Lillian is Jewish and lives in Russia, which has become intolerant of Jews. The year is 1924. Shortly after burying her family, Lillian is sent to a relative in New York City. Here, Lillian learns to fight for what she needs and lands a job as a seamstress with a small theatre group. Both the heartthrob of the acting company and his father, a married man who owns the theatre, fall in love with Lillian. She acts as mistress to both. She is not in love with either of them nor is she a woman without character. Rather, she is a woman with a lot of needs. The two men satisfy those needs on many different levels.
When a cousin from Russia arrives with news that Lillian’s daughter is very much alive, Lillian leaves the comforts she has won in New York and travels to Seattle. She is on her way to Siberia, where a family is said to be taking care of her daughter.
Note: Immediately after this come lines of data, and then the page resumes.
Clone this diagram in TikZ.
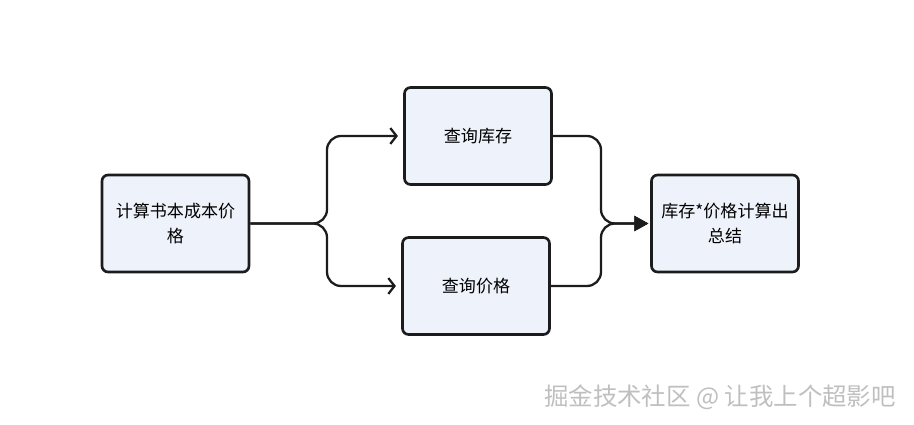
\documentclass[tikz,border=0pt]{standalone}
\usepackage{fontspec}
\setmainfont{Noto Sans CJK SC}
\usetikzlibrary{arrows.meta, positioning}
\definecolor{boxfill}{RGB}{238,242,250}
\definecolor{boxline}{RGB}{28,28,28}
\tikzstyle{rect} = [draw=boxline, line width=1.5pt, rectangle, rounded corners=0.12cm, fill=boxfill, minimum width=2.94cm, minimum height=1.94cm, align=center, font=\fontsize{9.7}{14.2}\selectfont]
\tikzstyle{line} = [draw=boxline, line width=1.3pt, rounded corners=0.28cm]
\tikzstyle{openarrow} = [-{Straight Barb[length=3.5pt, width=9pt]}, shorten >=3pt]
\tikzstyle{fillarrow} = [-{Triangle[length=8pt, width=8.5pt]}, shorten >=1pt]

\begin{document}
\begin{tikzpicture}[x=0.02cm, y=-0.02cm]
	\useasboundingbox (0,0) rectangle (914,425);
	\node [rect] (calc) at (175.5,223.5) {计算书本成本价\\格};
	\node [rect] (stock) at (478,136) {查询库存};
	\node [rect] (price) at (476,286) {查询价格};
	\node [rect] (sum) at (725,223.5) {库存*价格计算出\\总结};
	\node [font=\fontsize{13.9}{16}\selectfont, text=gray!50] (mark) at (720,397) {掘金技术社区 @ 让我上个超影吧};
	
	\coordinate (split) at (327,223.5);
	\coordinate (merge) at (601,223.5);
	
	\path [line, openarrow] (calc.east) -- (split) -- (split |- stock.west) -- (stock.west);
	\path [line, openarrow] (calc.east) -- (split) -- (split |- price.west) -- (price.west);
	\path [line, fillarrow] (stock.east) -- (merge |- stock.east) -- (merge) -- (sum.west);
	\path [line, fillarrow] (price.east) -- (merge |- price.east) -- (merge) -- (sum.west);
\end{tikzpicture}
\end{document}
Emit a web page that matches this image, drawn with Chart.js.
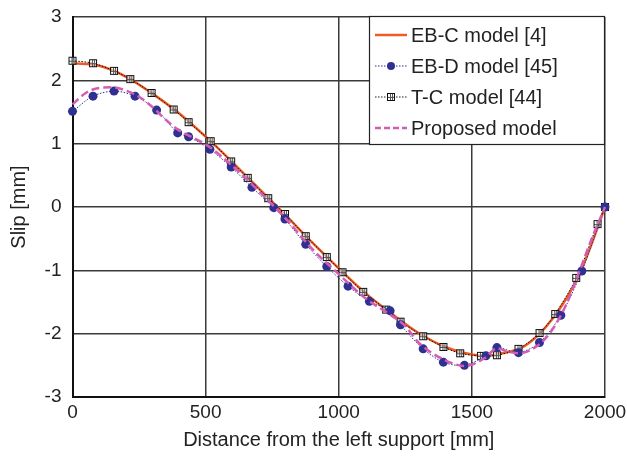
<!DOCTYPE html>
<html>
<head>
<meta charset="utf-8">
<script src="https://cdn.jsdelivr.net/npm/chart.js@4"></script>
<style>
  html, body { margin: 0; padding: 0; background: #fff; }
  #wrap { width: 627px; height: 460px; }
</style>
</head>
<body>
<div id="wrap"><canvas id="myChart" width="627" height="460"></canvas></div>
<script>
// EB-C model [4] (solid line)
const ebcX = [0, 100, 200, 300, 400, 500, 600, 700, 800, 900, 1000, 1100, 1200, 1300, 1400, 1500, 1550, 1600, 1700, 1800, 1900, 1950, 2000]
const ebcY = [2.27, 2.23, 2.06, 1.79, 1.48, 1.11, 0.71, 0.29, -0.13, -0.56, -0.97, -1.36, -1.69, -1.99, -2.21, -2.33, -2.35, -2.32, -2.19, -1.78, -1.10, -0.58, 0]

// EB-D model [45] (dots)
const ebdX = [0, 77, 156, 235, 316, 395, 436, 516, 596, 674, 756, 798, 876, 955, 1035, 1115, 1193, 1232, 1317, 1393, 1472, 1553, 1594, 1675, 1754, 1834, 1913, 2000]
const ebdY = [1.51, 1.75, 1.83, 1.75, 1.53, 1.17, 1.11, 0.91, 0.63, 0.31, -0.01, -0.19, -0.59, -0.94, -1.25, -1.49, -1.64, -1.86, -2.24, -2.45, -2.50, -2.35, -2.22, -2.30, -2.14, -1.71, -1.01, 0]

// T-C model [44] (squares)
const tcX = [0, 77, 156, 217, 297, 380, 436, 519, 596, 658, 735, 798, 876, 955, 1014, 1092, 1178, 1232, 1317, 1393, 1456, 1534, 1594, 1675, 1754, 1813, 1892, 1972, 2000]
const tcY = [2.31, 2.27, 2.15, 2.02, 1.80, 1.54, 1.34, 1.04, 0.72, 0.46, 0.14, -0.11, -0.46, -0.79, -1.03, -1.34, -1.62, -1.81, -2.04, -2.21, -2.31, -2.35, -2.34, -2.24, -1.99, -1.69, -1.12, -0.27, 0]

// Proposed model (dashed)
const propX = [0, 50, 100, 150, 200, 250, 300, 350, 400, 450, 500, 600, 700, 800, 900, 1000, 1100, 1200, 1250, 1300, 1400, 1475, 1550, 1594, 1632, 1675, 1750, 1800, 1850, 1900, 1950, 2000]
const propY = [1.62, 1.80, 1.88, 1.89, 1.84, 1.74, 1.58, 1.38, 1.21, 1.10, 0.99, 0.65, 0.25, -0.18, -0.66, -1.06, -1.44, -1.72, -1.88, -2.14, -2.42, -2.51, -2.38, -2.23, -2.28, -2.31, -2.18, -1.95, -1.58, -1.06, -0.50, 0]

const labels = ['EB-C model [4]', 'EB-D model [45]', 'T-C model [44]', 'Proposed model']
const xTicks = [0, 500, 1000, 1500, 2000]

function pts(xs, ys) {
  return xs.map((x, i) => ({ x: x, y: ys[i] }))
}

// little square marker with lines inside
function makeSquare() {
  const c = document.createElement('canvas')
  c.width = 10; c.height = 10
  const g = c.getContext('2d')
  g.fillStyle = 'rgba(255,255,255,0.6)'
  g.fillRect(1, 1, 8, 8)
  g.strokeStyle = '#111'
  g.lineWidth = 1
  g.strokeRect(1.5, 1.5, 7, 7)
  g.strokeStyle = '#555'
  g.beginPath()
  g.moveTo(4.5, 2); g.lineTo(4.5, 8)
  g.moveTo(6.5, 2); g.lineTo(6.5, 8)
  g.moveTo(2, 5.5); g.lineTo(8, 5.5)
  g.stroke()
  return c
}
const sq = makeSquare()

const orange = '#f15a22'
const blue = '#2e3192'
const magenta = '#d45db4'
const fam = '"Liberation Sans", Arial, sans-serif'

// legend drawn inside the plot like the original
const boxLegend = {
  id: 'boxLegend',
  afterDraw(chart) {
    const ctx = chart.ctx
    const x0 = 369, y0 = 16, w = 235, h = 128
    ctx.save()
    ctx.fillStyle = '#fff'
    ctx.fillRect(x0, y0, w, h)
    ctx.strokeStyle = '#222'
    ctx.lineWidth = 1.2
    ctx.strokeRect(x0 + 0.5, y0 + 0.5, w, h)
    ctx.font = '20px ' + fam
    ctx.textBaseline = 'middle'
    const rows = [35, 66, 97, 128]
    rows.forEach((ry, i) => {
      ctx.beginPath()
      if (i === 0) { ctx.strokeStyle = orange; ctx.lineWidth = 2.5; ctx.setLineDash([]) }
      if (i === 1) { ctx.strokeStyle = blue; ctx.lineWidth = 1; ctx.setLineDash([1.5, 1.5]) }
      if (i === 2) { ctx.strokeStyle = '#222'; ctx.lineWidth = 1; ctx.setLineDash([1.5, 1.5]) }
      if (i === 3) { ctx.strokeStyle = magenta; ctx.lineWidth = 2.5; ctx.setLineDash([6, 3]) }
      ctx.moveTo(375, ry); ctx.lineTo(407, ry)
      ctx.stroke()
      ctx.setLineDash([])
      if (i === 1) {
        ctx.fillStyle = blue
        ctx.beginPath(); ctx.arc(391, ry, 4, 0, Math.PI * 2); ctx.fill()
      }
      if (i === 2) ctx.drawImage(sq, 386, ry - 5)
      ctx.fillStyle = '#222'
      ctx.fillText(labels[i], 411, ry + 1)
    })
    ctx.restore()
  }
}

const data = {
  datasets: [
    {
      label: labels[3], data: pts(propX, propY), borderColor: magenta, borderWidth: 2.5,
      borderDash: [8, 4], pointRadius: 0, tension: 0.4, cubicInterpolationMode: 'monotone', order: 1, clip: 8
    },
    {
      label: labels[1], data: pts(ebdX, ebdY), borderColor: blue, borderWidth: 1,
      borderDash: [1.5, 1.5], pointRadius: 4.5, pointBackgroundColor: blue, pointBorderWidth: 0,
      tension: 0.3, order: 2, clip: 8
    },
    {
      label: labels[2], data: pts(tcX, tcY), borderColor: '#111', borderWidth: 1,
      borderDash: [1.5, 1.5], pointStyle: sq, tension: 0.3, order: 3, clip: 8
    },
    {
      label: labels[0], data: pts(ebcX, ebcY), borderColor: orange, borderWidth: 2.5,
      pointRadius: 0, tension: 0.4, cubicInterpolationMode: 'monotone', order: 4, clip: 8
    }
  ]
}

const tickFont = { family: fam, size: 19 }
const titleFont = { family: fam, size: 20 }

const config = {
  type: 'line',
  data: data,
  options: {
    responsive: false,
    animation: false,
    layout: { padding: { left: 0, right: 22, top: 17, bottom: 0 } },
    plugins: { legend: { display: false }, tooltip: { enabled: false } },
    scales: {
      x: {
        type: 'linear', min: 0, max: 2000,
        afterBuildTicks: (s) => { s.ticks = xTicks.map(v => ({ value: v })) },
        afterFit: (s) => { s.height = 63; s.paddingRight = 0; s.paddingLeft = 0 },
        grid: { color: '#3a3a3a', lineWidth: 1.5, drawTicks: false },
        border: { color: '#111', width: 2 },
        ticks: { font: tickFont, color: '#222', padding: 4, maxRotation: 0, callback: (v) => String(v) },
        title: { display: true, text: 'Distance from the left support [mm]', font: titleFont, color: '#222', padding: { top: 0, bottom: 8 } }
      },
      y: {
        min: -3, max: 3,
        afterFit: (s) => { s.width = 72.5; s.paddingTop = 0; s.paddingBottom = 0 },
        grid: { color: '#3a3a3a', lineWidth: 1.5, drawTicks: false },
        border: { color: '#111', width: 2 },
        ticks: { font: tickFont, color: '#222', padding: 11, stepSize: 1 },
        title: { display: true, text: 'Slip [mm]', font: titleFont, color: '#222', padding: { top: 7, bottom: 0 } }
      }
    }
  },
  plugins: [boxLegend]
}

const myChart = new Chart(document.getElementById('myChart'), config)
</script>
</body>
</html>
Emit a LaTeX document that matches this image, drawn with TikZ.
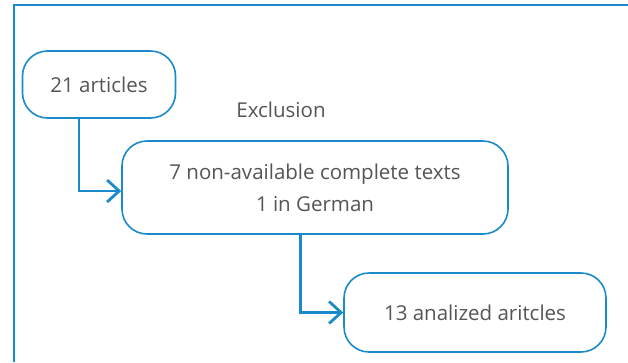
\documentclass[tikz,border=0pt]{standalone}
\usepackage{fontspec}
\setmainfont{Open Sans}
\usepackage{tikz}
\usetikzlibrary{arrows.meta, positioning, calc}
\definecolor{flowblue}{RGB}{27,138,202}
\definecolor{flowtext}{RGB}{85,85,85}
\tikzset{
  fc box/.style={
    rectangle, rounded corners=25pt, draw=flowblue, line width=1.6pt,
    fill=white, align=center, text=flowtext,
    font=\fontsize{20.5}{32}\selectfont, inner sep=0pt
  },
  fc arrow/.style={
    -{Straight Barb[length=12pt, width=22pt, line width=2.8pt]},
    line width=2.8pt, draw=flowblue
  },
  fc label/.style={
    text=flowtext, font=\fontsize{20.5}{24}\selectfont, inner sep=0pt
  }
}
\begin{document}
\begin{tikzpicture}[x=1pt, y=-1pt]
  \useasboundingbox (0,0) rectangle (628,362);
  % frame
  \draw[flowblue, line width=1.4pt] (14,362) -- (14,5) -- (628,5);

  \node (n1) [fc box, minimum width=153pt, minimum height=67pt]
    at (99,84.5) {21 articles};
  \node (excl) [fc label] at (281,110) {Exclusion};
  \node (n2) [fc box, minimum width=386pt, minimum height=93pt]
    at (315,187.5) {7 non-available complete texts\\1 in German};
  \node (n3) [fc box, minimum width=262pt, minimum height=79pt]
    at (475,312.5) {13 analized aritcles};

  \draw [fc arrow] ([xshift=-20pt]n1.south) |- ([yshift=-3.5pt]n2.west);
  \draw [fc arrow] ([xshift=-14.5pt]n2.south) |- (n3.west);
\end{tikzpicture}
\end{document}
No one thinks Lillian will ever make it to Seattle or Alaska, let alone Siberia. This does not change Lillian’s mind. She is determined to find her daughter.
Condensing Bloom’s story to a plotline diminishes the depth of the telling. Bloom’s storytelling skills invite readers in and then sweep them into a current from which it is hard to escape. Bloom is masterful in creating a cinematic scope using a minimum of words. Her characters, from the old tailor in New York who falls in love with Lillian to the prostitute who takes Lillian in when thieves steal all that Lillian owns, are both real and easy to identify with, even though they come from exotic environments. But it is Lillian, a young woman who refuses to give up, that readers’ hearts latch onto.